There’s a nature reserve near us called Wyming Brook. The brook runs down a steep wooded hillside. There’s a wide, winding track which leads through the trees down to the reservoir.  Alternatively there’s a steep rocky footpath running alongside and criss-crossing the brook itself. Here you have to jump from rock to rock and cross rustic wooden bridges as you go, with the constant roar of the water around you, shaded by tall trees. You can go down the rocky footpath, and back up the track, or vice-versa, making a round walk. The footpath is exciting, but the track has its own charms.
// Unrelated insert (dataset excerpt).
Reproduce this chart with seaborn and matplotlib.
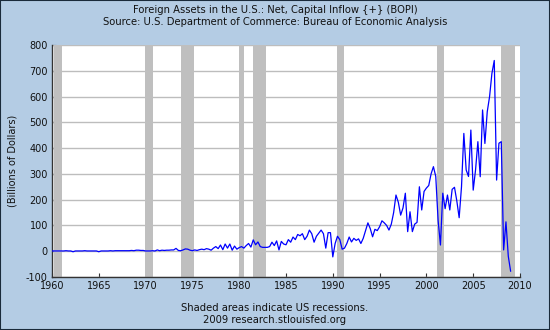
import numpy as np
import pandas as pd
import matplotlib
matplotlib.use("Agg")
import matplotlib.pyplot as plt
import seaborn as sns

# Quarterly values, billions of dollars (1960Q1 .. 2009Q1)
vals_1960s = [1, 1, 1, 1,  1, 1, 2, 1,  1, -2, 1, 1,  1, 1, 2, 1,  1, 1, 1, 1,
              -2, 1, 1, 1,  1, 2, 1, 2,  2, 2, 2, 2,  2, 2, 3, 2,  4, 4, 3, 3]
vals_1970s = [1, 1, 1, 2,  1, 5, 2, 4,  3, 4, 4, 5,  5, 11, 3, 2,  5, 9, 8, 4,
              2, 5, 3, 6,  8, 6, 10, 8,  4, 12, 18, 10,  24, 6, 28, 12,  28, 4, 20, 8]
vals_1980s = [14, 18, 12, 22,  30, 16, 44, 25,  36, 18, 15, 15,  15, 18, 35, 22,
              40, 5, 38, 28,  25, 45, 35, 55,  45, 65, 60, 68,  45, 58, 82, 68,
              35, 58, 70, 82,  68, 12, 72, 72]
vals_1990s = [-22, 30, 58, 45,  8, 12, 30, 55,  36, 50, 42, 48,  30, 50, 80, 110,
              88, 56, 85, 80,  95, 118, 110, 100,  82, 105, 150, 218,
              190, 140, 168, 225,  76, 153, 76, 105,  112, 250, 160, 232]
vals_2000s = [245, 255, 300, 328,  290, 120, 24, 225,  165, 218, 160, 240,
              248, 195, 130, 250,  457, 315, 290, 470,  237, 315, 425, 289,
              548, 418, 541, 600,  690, 740, 276, 419,  425, 5, 114, -20,  -78]

values = vals_1960s + vals_1970s + vals_1980s + vals_1990s + vals_2000s
periods = pd.period_range("1960Q1", periods=len(values), freq="Q")
years = periods.year + (periods.quarter - 1) / 4.0

rec_start = [1960.25, 1969.92, 1973.83, 1980.0, 1981.5, 1990.5, 2001.17, 2007.92]
rec_end   = [1961.08, 1970.83, 1975.17, 1980.5, 1982.83, 1991.17, 2001.83, 2009.42]

x_ticks = [1960, 1965, 1970, 1975, 1980, 1985, 1990, 1995, 2000, 2005, 2010]
y_ticks = [-100, 0, 100, 200, 300, 400, 500, 600, 700, 800]

title = "Foreign Assets in the U.S.: Net, Capital Inflow {+} (BOPI)\nSource: U.S. Department of Commerce: Bureau of Economic Analysis"
ylabel = "(Billions of Dollars)"
footer = "Shaded areas indicate US recessions.\n2009 research.stlouisfed.org"

df = pd.DataFrame({"year": years, "value": values})

sns.set_theme(style="white")
plt.rcParams["font.family"] = ["DejaVu Sans"]

bg = "#B4CCE4"
fig = plt.figure(figsize=(5.5, 3.3), dpi=100, facecolor=bg)
ax = fig.add_axes([52/550, 53/330, 468/550, 232/330])
ax.set_facecolor("white")

for yv in y_ticks:
    ax.axhline(yv, color="#BDBDBD", lw=1.0, zorder=1)
for s, e in zip(rec_start, rec_end):
    ax.axvspan(s, e, color="#BFBFBF", lw=0, zorder=2)

sns.lineplot(data=df, x="year", y="value", ax=ax, color="#0000FF", lw=0.9, zorder=3)

ax.set_xlim(1960, 2010)
ax.set_ylim(-100, 800)
ax.set_xticks(x_ticks)
ax.set_yticks(y_ticks)
ax.set_xticklabels([str(t) for t in x_ticks], fontsize=7)
ax.set_yticklabels([str(t) for t in y_ticks], fontsize=7)
ax.tick_params(axis="both", direction="in", length=3, width=0.8, colors="#333333",
               labelcolor="#111111", pad=3)
ax.tick_params(left=True, bottom=True)
ax.set_xlabel("")
ax.set_ylabel(ylabel, fontsize=7, color="#111111", labelpad=6)
for side in ["top", "right"]:
    ax.spines[side].set_visible(False)
for side in ["left", "bottom"]:
    ax.spines[side].set_color("#333333")
    ax.spines[side].set_linewidth(1.0)

fig.text(0.5, 1 - 16/330, title, ha="center", va="center", fontsize=7.2,
         color="#111111", linespacing=1.35)
fig.text(0.5, 1 - 314/330, footer, ha="center", va="center", fontsize=7.2,
         color="#111111", linespacing=1.35)

border = plt.Rectangle((0, 0), 1, 1, transform=fig.transFigure, fill=False,
                       edgecolor="#1a2a3a", lw=1.5)
fig.patches.append(border)

fig.savefig("out.png", dpi=100, facecolor=bg)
The trees and their alpine scent make you feel you are up a mountain, with the occasional glimpse of distant Sheffield.

Harry and Dixie are game little dogs who will tackle any terrain. I don’t have to worry about them: they always come back to me when called and they are relaxed around other dogs. However, I do have to watch out for horse or fox manure because Harry is a roller. Dog walkers, you know what I mean. When this happens we divert to the nearest stream or brook to wash the worst off. Harry doesn’t much like getting wet. His brother Dixie jumps straight in, even if he’s not dirty, but Harry needs persuading. Fortunately Ken isn’t in the least bothered if I come back with two filthy dogs. As far as he’s concerned, they should be out all afternoon getting mucky. He gives me a dog blanket for the car and baths them before teatime.

Harry asking ever so nicely for a crisp in the beer garden.

Harry asking ever so nicely for a crisp in the beer garden.

Ken is full of appreciation for his dog-walkers. It was the Cinnamon Trust who put us in touch. They are always looking for new volunteers, particularly for dog-walking and fostering cats. If you live in the UK and if you are a pet lover with a bit of spare time, do get in touch with them.

I am looking forward to this Sunday’s outing, especially now the weather is improving! We might have company, in the form of my friend, her daughter, and their little terrier Daisy. Woof!